> Request
Write out again, word for word, the lines below from the line that holds "Emit a web page" through the line that holds "14, 8, 2, 5, 3];", omitting pictures.

> Supplied information
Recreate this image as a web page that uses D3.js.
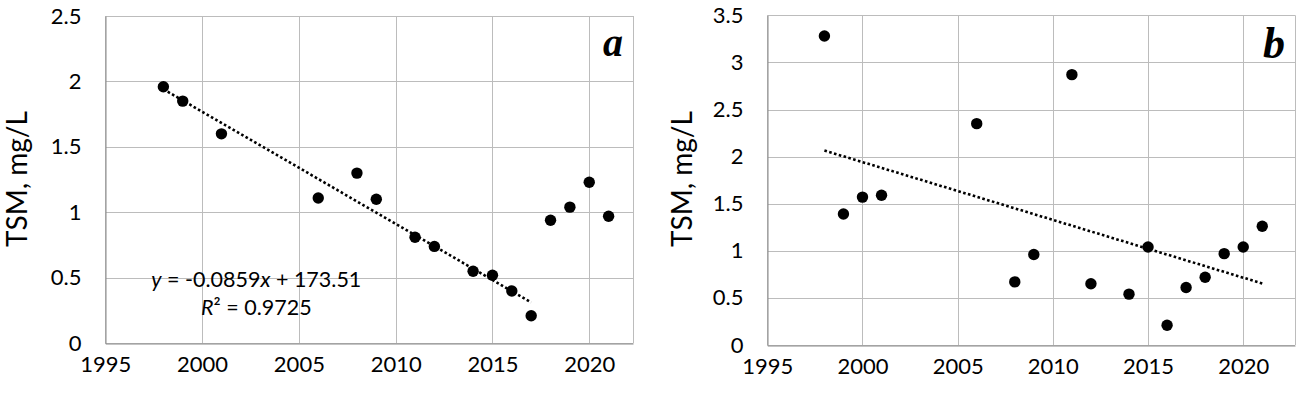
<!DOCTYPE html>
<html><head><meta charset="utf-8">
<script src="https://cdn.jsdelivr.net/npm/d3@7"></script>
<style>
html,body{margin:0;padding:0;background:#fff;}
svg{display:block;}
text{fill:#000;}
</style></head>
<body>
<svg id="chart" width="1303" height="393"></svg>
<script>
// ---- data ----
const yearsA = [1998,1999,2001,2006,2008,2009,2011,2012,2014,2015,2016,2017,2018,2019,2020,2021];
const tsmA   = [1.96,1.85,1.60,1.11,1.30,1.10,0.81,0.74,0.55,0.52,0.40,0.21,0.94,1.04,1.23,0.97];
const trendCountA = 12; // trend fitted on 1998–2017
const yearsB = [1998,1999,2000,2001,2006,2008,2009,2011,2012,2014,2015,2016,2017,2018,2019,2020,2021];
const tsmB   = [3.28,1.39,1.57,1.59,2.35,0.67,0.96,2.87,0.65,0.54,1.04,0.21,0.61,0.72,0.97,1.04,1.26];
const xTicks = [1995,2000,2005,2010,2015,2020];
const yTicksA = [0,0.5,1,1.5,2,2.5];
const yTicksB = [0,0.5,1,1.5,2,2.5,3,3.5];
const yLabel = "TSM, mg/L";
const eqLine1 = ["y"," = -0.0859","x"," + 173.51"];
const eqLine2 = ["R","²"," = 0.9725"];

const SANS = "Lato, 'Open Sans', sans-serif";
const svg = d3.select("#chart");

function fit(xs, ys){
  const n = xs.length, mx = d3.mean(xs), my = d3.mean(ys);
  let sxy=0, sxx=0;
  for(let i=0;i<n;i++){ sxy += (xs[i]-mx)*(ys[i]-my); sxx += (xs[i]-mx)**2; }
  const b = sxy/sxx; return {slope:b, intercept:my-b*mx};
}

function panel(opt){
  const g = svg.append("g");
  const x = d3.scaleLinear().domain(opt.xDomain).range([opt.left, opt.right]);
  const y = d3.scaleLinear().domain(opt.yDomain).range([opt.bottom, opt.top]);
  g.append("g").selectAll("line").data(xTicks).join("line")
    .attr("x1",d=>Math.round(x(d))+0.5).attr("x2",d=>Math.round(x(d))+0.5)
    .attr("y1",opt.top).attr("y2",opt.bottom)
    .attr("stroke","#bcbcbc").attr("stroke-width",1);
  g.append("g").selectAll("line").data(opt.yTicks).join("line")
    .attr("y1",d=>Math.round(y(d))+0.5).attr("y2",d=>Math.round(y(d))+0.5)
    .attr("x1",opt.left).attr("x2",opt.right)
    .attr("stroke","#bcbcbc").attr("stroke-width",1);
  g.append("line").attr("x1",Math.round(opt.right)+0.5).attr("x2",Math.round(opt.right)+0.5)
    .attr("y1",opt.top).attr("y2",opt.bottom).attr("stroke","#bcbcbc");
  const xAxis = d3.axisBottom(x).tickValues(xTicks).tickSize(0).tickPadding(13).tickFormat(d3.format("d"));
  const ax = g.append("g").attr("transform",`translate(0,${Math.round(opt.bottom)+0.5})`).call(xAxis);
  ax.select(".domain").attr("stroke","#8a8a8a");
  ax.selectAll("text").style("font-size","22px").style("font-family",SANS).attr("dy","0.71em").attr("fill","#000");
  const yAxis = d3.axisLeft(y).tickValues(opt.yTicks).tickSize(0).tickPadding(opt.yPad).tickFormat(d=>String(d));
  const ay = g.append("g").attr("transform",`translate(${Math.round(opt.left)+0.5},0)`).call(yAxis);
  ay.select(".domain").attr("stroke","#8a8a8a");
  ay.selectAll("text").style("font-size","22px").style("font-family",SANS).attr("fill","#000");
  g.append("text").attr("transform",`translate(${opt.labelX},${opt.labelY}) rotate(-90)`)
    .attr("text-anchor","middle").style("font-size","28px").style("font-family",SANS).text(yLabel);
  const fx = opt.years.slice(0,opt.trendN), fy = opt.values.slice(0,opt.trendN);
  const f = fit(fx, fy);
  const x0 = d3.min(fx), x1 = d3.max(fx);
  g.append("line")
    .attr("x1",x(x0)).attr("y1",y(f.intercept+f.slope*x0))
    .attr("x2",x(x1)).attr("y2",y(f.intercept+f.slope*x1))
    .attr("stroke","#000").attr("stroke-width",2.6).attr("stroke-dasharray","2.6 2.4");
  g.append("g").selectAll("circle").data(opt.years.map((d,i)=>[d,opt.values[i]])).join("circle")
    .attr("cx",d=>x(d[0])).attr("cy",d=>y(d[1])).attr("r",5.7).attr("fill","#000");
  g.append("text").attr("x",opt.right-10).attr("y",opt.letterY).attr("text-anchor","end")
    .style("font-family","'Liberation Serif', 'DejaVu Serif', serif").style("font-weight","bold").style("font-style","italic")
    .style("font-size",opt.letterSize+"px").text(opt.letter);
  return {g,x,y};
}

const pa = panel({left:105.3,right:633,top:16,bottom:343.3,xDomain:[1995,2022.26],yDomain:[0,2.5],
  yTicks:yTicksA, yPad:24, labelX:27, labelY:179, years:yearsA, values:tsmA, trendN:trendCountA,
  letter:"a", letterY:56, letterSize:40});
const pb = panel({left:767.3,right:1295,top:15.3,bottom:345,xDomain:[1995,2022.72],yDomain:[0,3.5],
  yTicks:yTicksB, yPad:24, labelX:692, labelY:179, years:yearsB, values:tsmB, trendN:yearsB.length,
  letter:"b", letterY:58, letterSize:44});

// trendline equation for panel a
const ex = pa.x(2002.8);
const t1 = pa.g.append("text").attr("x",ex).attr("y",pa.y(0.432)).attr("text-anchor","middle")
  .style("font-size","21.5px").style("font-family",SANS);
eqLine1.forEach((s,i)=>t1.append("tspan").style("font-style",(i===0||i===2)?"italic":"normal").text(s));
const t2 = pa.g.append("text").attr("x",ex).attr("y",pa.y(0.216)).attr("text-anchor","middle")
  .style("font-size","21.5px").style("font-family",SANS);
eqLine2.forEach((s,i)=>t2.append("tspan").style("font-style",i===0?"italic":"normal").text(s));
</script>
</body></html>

--

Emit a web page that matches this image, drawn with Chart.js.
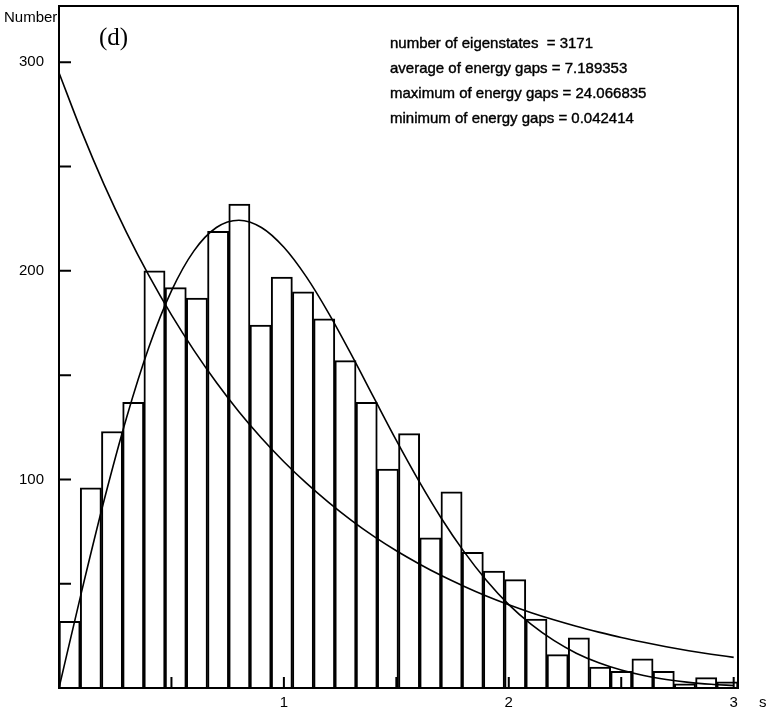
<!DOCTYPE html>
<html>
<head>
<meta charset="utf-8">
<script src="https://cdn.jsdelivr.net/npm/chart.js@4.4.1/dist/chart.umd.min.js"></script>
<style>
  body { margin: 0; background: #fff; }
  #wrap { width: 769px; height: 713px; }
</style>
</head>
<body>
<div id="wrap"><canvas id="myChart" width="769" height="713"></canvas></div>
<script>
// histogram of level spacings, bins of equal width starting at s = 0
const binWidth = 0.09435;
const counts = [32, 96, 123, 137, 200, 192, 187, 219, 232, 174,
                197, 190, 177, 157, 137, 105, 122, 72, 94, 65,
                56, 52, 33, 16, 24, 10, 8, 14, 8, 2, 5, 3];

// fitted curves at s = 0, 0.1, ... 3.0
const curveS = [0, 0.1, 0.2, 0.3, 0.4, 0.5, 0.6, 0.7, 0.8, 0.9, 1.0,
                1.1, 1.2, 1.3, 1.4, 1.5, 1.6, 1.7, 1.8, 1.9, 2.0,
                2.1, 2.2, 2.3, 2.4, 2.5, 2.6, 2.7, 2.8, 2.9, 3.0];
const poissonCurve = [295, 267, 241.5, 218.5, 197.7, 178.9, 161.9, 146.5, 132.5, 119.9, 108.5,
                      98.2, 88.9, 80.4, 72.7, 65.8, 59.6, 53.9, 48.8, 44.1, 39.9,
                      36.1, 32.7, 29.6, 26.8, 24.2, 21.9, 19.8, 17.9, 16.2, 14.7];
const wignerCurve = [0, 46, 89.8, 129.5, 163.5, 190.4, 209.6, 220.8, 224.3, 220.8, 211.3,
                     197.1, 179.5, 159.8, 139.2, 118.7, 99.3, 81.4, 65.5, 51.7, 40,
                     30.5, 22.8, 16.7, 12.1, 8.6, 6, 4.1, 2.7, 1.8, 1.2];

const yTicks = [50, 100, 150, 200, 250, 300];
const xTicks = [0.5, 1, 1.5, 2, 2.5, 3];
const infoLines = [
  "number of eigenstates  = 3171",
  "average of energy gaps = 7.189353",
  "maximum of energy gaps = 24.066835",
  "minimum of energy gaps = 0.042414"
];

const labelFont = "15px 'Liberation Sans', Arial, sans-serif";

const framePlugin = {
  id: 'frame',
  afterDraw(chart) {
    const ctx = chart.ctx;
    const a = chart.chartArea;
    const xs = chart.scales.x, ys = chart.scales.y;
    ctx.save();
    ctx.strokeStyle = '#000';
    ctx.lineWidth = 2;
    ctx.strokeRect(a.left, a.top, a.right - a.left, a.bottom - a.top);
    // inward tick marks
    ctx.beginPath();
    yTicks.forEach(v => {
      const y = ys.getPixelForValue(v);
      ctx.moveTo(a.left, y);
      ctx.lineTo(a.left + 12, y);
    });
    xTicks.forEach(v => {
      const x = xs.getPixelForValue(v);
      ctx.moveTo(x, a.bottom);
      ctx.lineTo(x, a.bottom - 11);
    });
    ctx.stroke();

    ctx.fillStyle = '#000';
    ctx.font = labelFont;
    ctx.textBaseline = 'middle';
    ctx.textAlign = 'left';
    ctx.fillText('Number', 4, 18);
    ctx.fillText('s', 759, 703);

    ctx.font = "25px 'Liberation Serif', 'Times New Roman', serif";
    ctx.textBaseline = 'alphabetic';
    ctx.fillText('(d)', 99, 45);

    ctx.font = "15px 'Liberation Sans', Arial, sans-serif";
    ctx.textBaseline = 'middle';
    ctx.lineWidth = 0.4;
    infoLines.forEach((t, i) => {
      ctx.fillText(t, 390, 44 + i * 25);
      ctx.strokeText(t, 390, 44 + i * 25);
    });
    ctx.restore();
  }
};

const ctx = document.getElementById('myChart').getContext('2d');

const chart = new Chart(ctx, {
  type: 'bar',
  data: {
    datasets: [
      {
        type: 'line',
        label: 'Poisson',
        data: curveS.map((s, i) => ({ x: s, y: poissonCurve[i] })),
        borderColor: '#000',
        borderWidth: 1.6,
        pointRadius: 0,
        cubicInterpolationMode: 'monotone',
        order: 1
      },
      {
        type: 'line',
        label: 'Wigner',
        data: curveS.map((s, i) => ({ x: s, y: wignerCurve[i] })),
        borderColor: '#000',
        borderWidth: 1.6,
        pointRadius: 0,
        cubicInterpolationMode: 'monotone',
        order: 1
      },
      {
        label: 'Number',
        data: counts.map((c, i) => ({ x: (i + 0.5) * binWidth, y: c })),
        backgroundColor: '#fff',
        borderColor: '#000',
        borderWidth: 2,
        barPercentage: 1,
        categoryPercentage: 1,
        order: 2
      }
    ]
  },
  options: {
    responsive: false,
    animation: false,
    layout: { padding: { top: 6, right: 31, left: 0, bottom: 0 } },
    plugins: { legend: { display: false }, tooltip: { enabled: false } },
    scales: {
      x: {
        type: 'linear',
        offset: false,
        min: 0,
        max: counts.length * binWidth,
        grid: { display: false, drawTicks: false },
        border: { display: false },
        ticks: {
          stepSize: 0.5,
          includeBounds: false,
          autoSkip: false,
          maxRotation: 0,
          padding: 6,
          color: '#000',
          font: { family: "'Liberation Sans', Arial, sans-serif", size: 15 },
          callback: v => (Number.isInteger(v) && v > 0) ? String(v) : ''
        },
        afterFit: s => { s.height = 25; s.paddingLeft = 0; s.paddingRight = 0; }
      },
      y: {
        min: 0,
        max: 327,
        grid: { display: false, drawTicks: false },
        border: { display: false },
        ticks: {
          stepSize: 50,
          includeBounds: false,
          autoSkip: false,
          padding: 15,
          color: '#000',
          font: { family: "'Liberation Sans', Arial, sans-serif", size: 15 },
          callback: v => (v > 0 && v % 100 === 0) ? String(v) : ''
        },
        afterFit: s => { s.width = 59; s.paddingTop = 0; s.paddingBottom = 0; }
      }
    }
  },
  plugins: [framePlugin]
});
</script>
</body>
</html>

> The reply
Emit a web page that matches this image, drawn with Chart.js.
<!DOCTYPE html>
<html>
<head>
<meta charset="utf-8">
<script src="https://cdn.jsdelivr.net/npm/chart.js@4.4.1/dist/chart.umd.min.js"></script>
<style>
  body { margin: 0; background: #fff; }
  #wrap { width: 769px; height: 713px; }
</style>
</head>
<body>
<div id="wrap"><canvas id="myChart" width="769" height="713"></canvas></div>
<script>
// histogram of level spacings, bins of equal width starting at s = 0
const binWidth = 0.09435;
const counts = [32, 96, 123, 137, 200, 192, 187, 219, 232, 174,
                197, 190, 177, 157, 137, 105, 122, 72, 94, 65,
                56, 52, 33, 16, 24, 10, 8, 14, 8, 2, 5, 3];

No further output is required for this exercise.